When we use Yelp, does it make us unwitting co-conspirators in a colossal blackmail scheme? That’s the implication at the heart of Billion Dollar Bully, an upcoming documentary about the company’s practices. The film is unlikely to hinder the growth of the online juggernaut, but it may start an uncomfortable conversation about where everyone is going to dinner.

Filmmaker Kaylie Milliken, who raised over $90,000 on Kickstarter, presents Yelp as one big criminal enterprise, forcing business to shell out ad dollars to keep them from being consumed by negative reviews. The big question being asked is whether or not the company’s filtered review policy is tantamount to asking for protection money. Without seeing the algorithm, it’s hard to know for sure, but there are definitely members of the service industry that feel that way.

“It’s a language,” says bistro owner Davide Cerretini. “And it’s a language that has been invented in Sicily around 1930.”
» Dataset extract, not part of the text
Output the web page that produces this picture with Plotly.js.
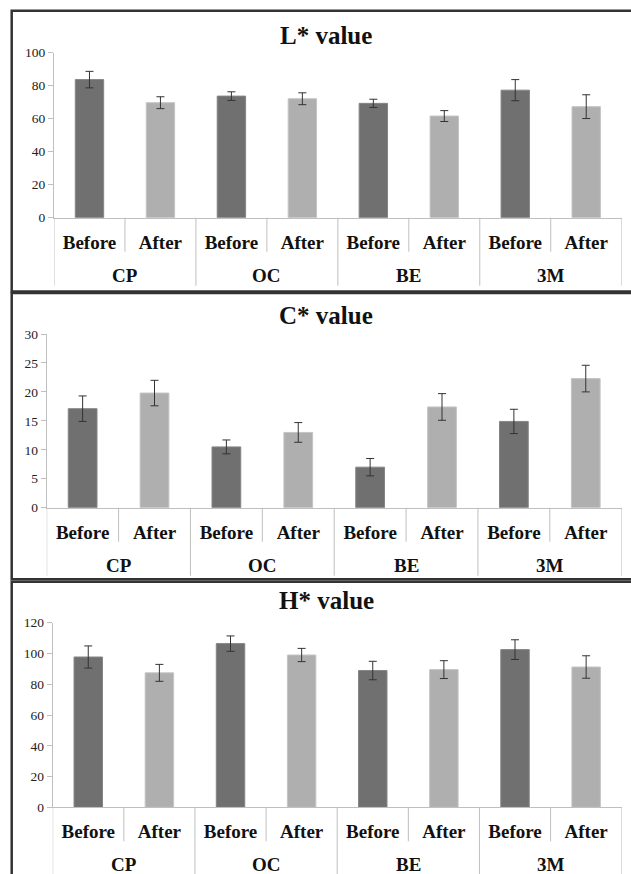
<!DOCTYPE html>
<html>
<head>
<meta charset="utf-8">
<script src="https://cdn.plot.ly/plotly-3.0.1.min.js"></script>
<style>html,body{margin:0;padding:0;background:#fff}#chart{width:631px;height:874px}</style>
</head>
<body>
<div id="chart"></div>
<script>
// ---- data ----
const groups = ['CP', 'OC', 'BE', '3M'];
const phases = ['Before', 'After'];
const panelTitles = ['L* value', 'C* value', 'H* value'];

const L_before = [83.7, 73.7, 69.3, 77.3];
const L_before_err = [5.0, 2.6, 2.5, 6.4];
const L_after = [69.7, 72.1, 61.6, 67.3];
const L_after_err = [3.6, 3.6, 3.3, 7.2];

const C_before = [17.1, 10.5, 7.0, 14.9];
const C_before_err = [2.2, 1.2, 1.5, 2.1];
const C_after = [19.8, 13.0, 17.4, 22.3];
const C_after_err = [2.2, 1.7, 2.3, 2.3];

const H_before = [97.7, 106.4, 88.9, 102.5];
const H_before_err = [7.2, 5.0, 6.0, 6.4];
const H_after = [87.4, 99.0, 89.5, 91.2];
const H_after_err = [5.5, 4.3, 5.8, 7.3];

const yRanges = [[0, 100], [0, 30], [0, 120]];
const yDticks = [20, 5, 20];

// ---- layout helpers ----
const W = 631, HT = 874;
const px = v => v / W;
const py = v => 1 - v / HT;

const cats = [];
groups.forEach(g => phases.forEach(p => cats.push(g + ' ' + p)));
const catLabels = cats.map(c => '<b>' + c.split(' ')[1] + '</b>');

const SERIF = 'Liberation Serif';
const DARK = '#707070', LIGHT = '#afafaf';

// panel geometry (pixels)
const panels = [
  {x0: 54.0, x1: 621.7, yBase: 217.7, yTop: 52.7, titleY: 35, box: [11.7, 10.7, 291.5]},
  {x0: 46.7, x1: 621.7, yBase: 507.7, yTop: 334.0, titleY: 316, box: [11.7, 293.0, 579.3]},
  {x0: 52.7, x1: 621.7, yBase: 807.3, yTop: 622.7, titleY: 600, box: [11.7, 581.8, 900]}
];

const series = [
  [L_before, L_before_err, L_after, L_after_err],
  [C_before, C_before_err, C_after, C_after_err],
  [H_before, H_before_err, H_after, H_after_err]
];

const data = [];
const layout = {
  width: W, height: HT,
  margin: {l: 0, r: 0, t: 0, b: 0},
  paper_bgcolor: '#fff', plot_bgcolor: '#fff',
  font: {family: SERIF, color: '#111'},
  showlegend: false,
  barmode: 'overlay',
  bargap: 0.6,
  shapes: [], annotations: []
};

panels.forEach((p, i) => {
  const sfx = i === 0 ? '' : String(i + 1);
  const [bv, be, av, ae] = series[i];
  const errStyle = arr => ({type: 'data', array: arr, visible: true, color: '#333', thickness: 1, width: 4});
  data.push({
    type: 'bar', name: 'Before', xaxis: 'x' + sfx, yaxis: 'y' + sfx,
    x: groups.map(g => g + ' Before'), y: bv, error_y: errStyle(be),
    marker: {color: DARK, line: {color: '#858585', width: 1}}
  });
  data.push({
    type: 'bar', name: 'After', xaxis: 'x' + sfx, yaxis: 'y' + sfx,
    x: groups.map(g => g + ' After'), y: av, error_y: errStyle(ae),
    marker: {color: LIGHT, line: {color: '#c4c4c4', width: 1}}
  });

  const yDom = [py(p.yBase), py(p.yTop)];
  layout['xaxis' + sfx] = {
    type: 'category', categoryorder: 'array', categoryarray: cats,
    domain: [px(p.x0), px(p.x1)], anchor: 'y' + sfx,
    tickmode: 'array', tickvals: cats, ticktext: catLabels,
    ticks: 'outside', ticklen: 7, tickcolor: 'rgba(0,0,0,0)',
    tickfont: {family: SERIF, size: 19, color: '#111'},
    showline: true, linecolor: '#bfbfbf', linewidth: 1,
    showgrid: false, zeroline: false, fixedrange: true,
    range: [-0.5, cats.length - 0.5]
  };
  layout['yaxis' + sfx] = {
    domain: yDom, anchor: 'x' + sfx, range: yRanges[i], dtick: yDticks[i],
    tick0: 0, tickmode: 'linear',
    ticks: 'outside', ticklen: 5, tickcolor: '#bfbfbf',
    tickfont: {family: SERIF, size: 13.5, color: '#222'},
    showline: true, linecolor: '#bfbfbf', linewidth: 1,
    showgrid: false, zeroline: false, fixedrange: true
  };

  // panel border
  layout.shapes.push({
    type: 'rect', xref: 'paper', yref: 'paper',
    x0: px(p.box[0]), x1: px(W + 20), y0: py(p.box[2]), y1: py(p.box[1]),
    line: {color: '#333', width: 2.5}, fillcolor: 'rgba(0,0,0,0)'
  });

  // category separators (inner) and group dividers
  for (let k = 0; k <= cats.length; k++) {
    const isGroup = k % phases.length === 0;
    layout.shapes.push({
      type: 'line', xref: 'x' + sfx, yref: 'paper',
      x0: k - 0.5, x1: k - 0.5,
      y0: py(p.yBase), y1: py(p.yBase + (isGroup ? 68 : 34)),
      line: {color: '#bfbfbf', width: 1}
    });
  }

  // group labels
  groups.forEach((g, gi) => {
    layout.annotations.push({
      xref: 'x' + sfx, yref: 'paper',
      x: gi * phases.length + (phases.length - 1) / 2, y: py(p.yBase + 57.5),
      text: '<b>' + g + '</b>', showarrow: false, xanchor: 'center', yanchor: 'middle',
      font: {family: SERIF, size: 19, color: '#111'}
    });
  });

  // panel title
  layout.annotations.push({
    xref: 'paper', yref: 'paper', x: px(326), y: py(p.titleY),
    text: '<b>' + panelTitles[i] + '</b>', showarrow: false,
    xanchor: 'center', yanchor: 'middle',
    font: {family: SERIF, size: 25, color: '#111'}
  });
});

Plotly.newPlot('chart', data, layout, {displayModeBar: false});
</script>
</body>
</html>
For its part, Yelp has categorically denied the documentary’s accusations, saying the director is pursuing a personal vendetta. “The director has a conflict of interest, as she has a history of trying to mislead consumers on Yelp,” the company told The Hollywood Reporter. “To be clear, there has never been any amount of money a business can pay Yelp to manipulate reviews and claims to the contrary, which this filmmaker appears to highlight, have been repeatedly dismissed by courts of law, investigated by government regulators, including the FTC, and disproven by academic study.”